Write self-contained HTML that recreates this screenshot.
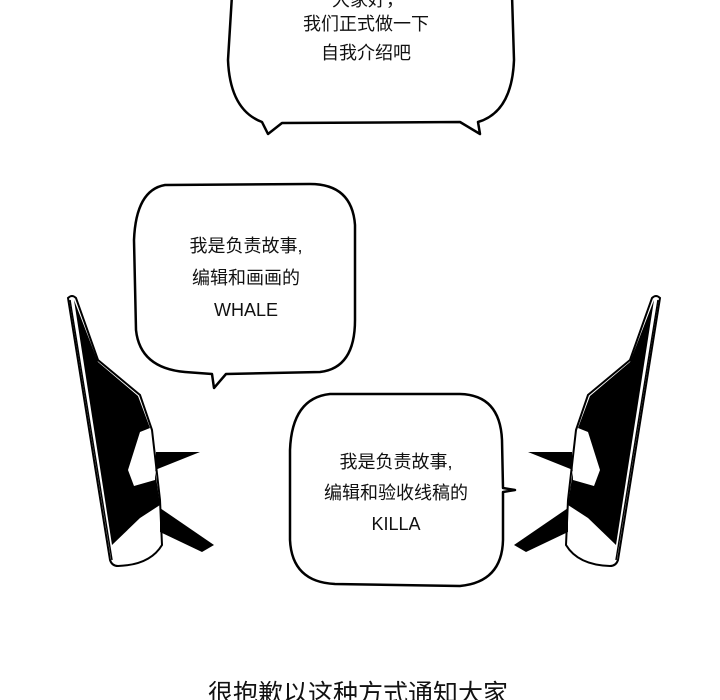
<!DOCTYPE html>
<html><head><meta charset="utf-8"><style>
html,body{margin:0;padding:0;background:#fff;}
svg{display:block}
text{font-family:"Liberation Sans","WenQuanYi Zen Hei","Noto Sans CJK SC",sans-serif;fill:#111;text-anchor:middle}
</style></head><body>
<svg width="720" height="700" viewBox="0 0 720 700" xmlns="http://www.w3.org/2000/svg">
<g fill="#fff" stroke="#000" stroke-width="2.5" stroke-linejoin="round">
<path d="M232,-5 L228,60 Q230,110 262,122 L268,134 L282,123 L460,122 L480,134 L478,122 Q512,112 514,60 L512,-5 Z"/>
<path d="M165,185 Q136,190 134,240 L136,330 Q140,368 185,372 L212,374 L214,388 L226,374 L320,372 Q355,368 355,320 L355,225 Q352,184 310,184 Z"/>
<path d="M330,394 Q292,398 290,450 L290,540 Q292,582 335,584 L460,586 Q502,582 503,540 L503,492 L515,490 L503,488 L502,440 Q500,395 460,394 Z"/>
</g>
<g id="w">
<path d="M68,298 Q72,294 76,298 L98,360 L140,395 L152,430 L160,500 L162,545 Q150,565 118,566 Q112,566 110,560 Z" fill="#fff" stroke="#000" stroke-width="2"/>
<path d="M74,300 L98,362 L138,396 L150,428 L140,432 L128,470 L134,486 L155,480 L156,452 L200,452 L155,470 L160,505 L140,518 L112,545 Z" fill="#000"/>
<path d="M160,508 L214,545 L202,552 L160,532 Z" fill="#000"/>
<path d="M70,300 L112,560" stroke="#000" stroke-width="1.5" fill="none"/>
</g>
<use href="#w" transform="translate(728,0) scale(-1,1)"/>
<g font-size="18">
<text x="368" y="6">大家好，</text>
<text x="366" y="30">我们正式做一下</text>
<text x="366" y="59">自我介绍吧</text>
<text x="246" y="252">我是负责故事,</text>
<text x="246" y="284">编辑和画画的</text>
<text x="246" y="316">WHALE</text>
<text x="396" y="468">我是负责故事,</text>
<text x="396" y="499">编辑和验收线稿的</text>
<text x="396" y="530">KILLA</text>
</g>
<text x="358" y="702" font-size="25">很抱歉以这种方式通知大家</text>
</svg>
</body></html>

## TASK DESCRIPTION
Repeat the data exactly, without the pictures.

## WRITTEN ANSWER
Write self-contained HTML that recreates this screenshot.
<!DOCTYPE html>
<html><head><meta charset="utf-8"><style>
html,body{margin:0;padding:0;background:#fff;}
svg{display:block}
text{font-family:"Liberation Sans","WenQuanYi Zen Hei","Noto Sans CJK SC",sans-serif;fill:#111;text-anchor:middle}
</style></head><body>
<svg width="720" height="700" viewBox="0 0 720 700" xmlns="http://www.w3.org/2000/svg">
<g fill="#fff" stroke="#000" stroke-width="2.5" stroke-linejoin="round">
<path d="M232,-5 L228,60 Q230,110 262,122 L268,134 L282,123 L460,122 L480,134 L478,122 Q512,112 514,60 L512,-5 Z"/>
<path d="M165,185 Q136,190 134,240 L136,330 Q140,368 185,372 L212,374 L214,388 L226,374 L320,372 Q355,368 355,320 L355,225 Q352,184 310,184 Z"/>
<path d="M330,394 Q292,398 290,450 L290,540 Q292,582 335,584 L460,586 Q502,582 503,540 L503,492 L515,490 L503,488 L502,440 Q500,395 460,394 Z"/>
</g>
<g id="w">
<path d="M68,298 Q72,294 76,298 L98,360 L140,395 L152,430 L160,500 L162,545 Q150,565 118,566 Q112,566 110,560 Z" fill="#fff" stroke="#000" stroke-width="2"/>
<path d="M74,300 L98,362 L138,396 L150,428 L140,432 L128,470 L134,486 L155,480 L156,452 L200,452 L155,470 L160,505 L140,518 L112,545 Z" fill="#000"/>
<path d="M160,508 L214,545 L202,552 L160,532 Z" fill="#000"/>
<path d="M70,300 L112,560" stroke="#000" stroke-width="1.5" fill="none"/>
</g>
<use href="#w" transform="translate(728,0) scale(-1,1)"/>
<g font-size="18">
<text x="368" y="6">大家好，</text>
<text x="366" y="30">我们正式做一下</text>
<text x="366" y="59">自我介绍吧</text>
<text x="246" y="252">我是负责故事,</text>
<text x="246" y="284">编辑和画画的</text>
<text x="246" y="316">WHALE</text>
<text x="396" y="468">我是负责故事,</text>
<text x="396" y="499">编辑和验收线稿的</text>
<text x="396" y="530">KILLA</text>
</g>
<text x="358" y="702" font-size="25">很抱歉以这种方式通知大家</text>
</svg>
</body></html>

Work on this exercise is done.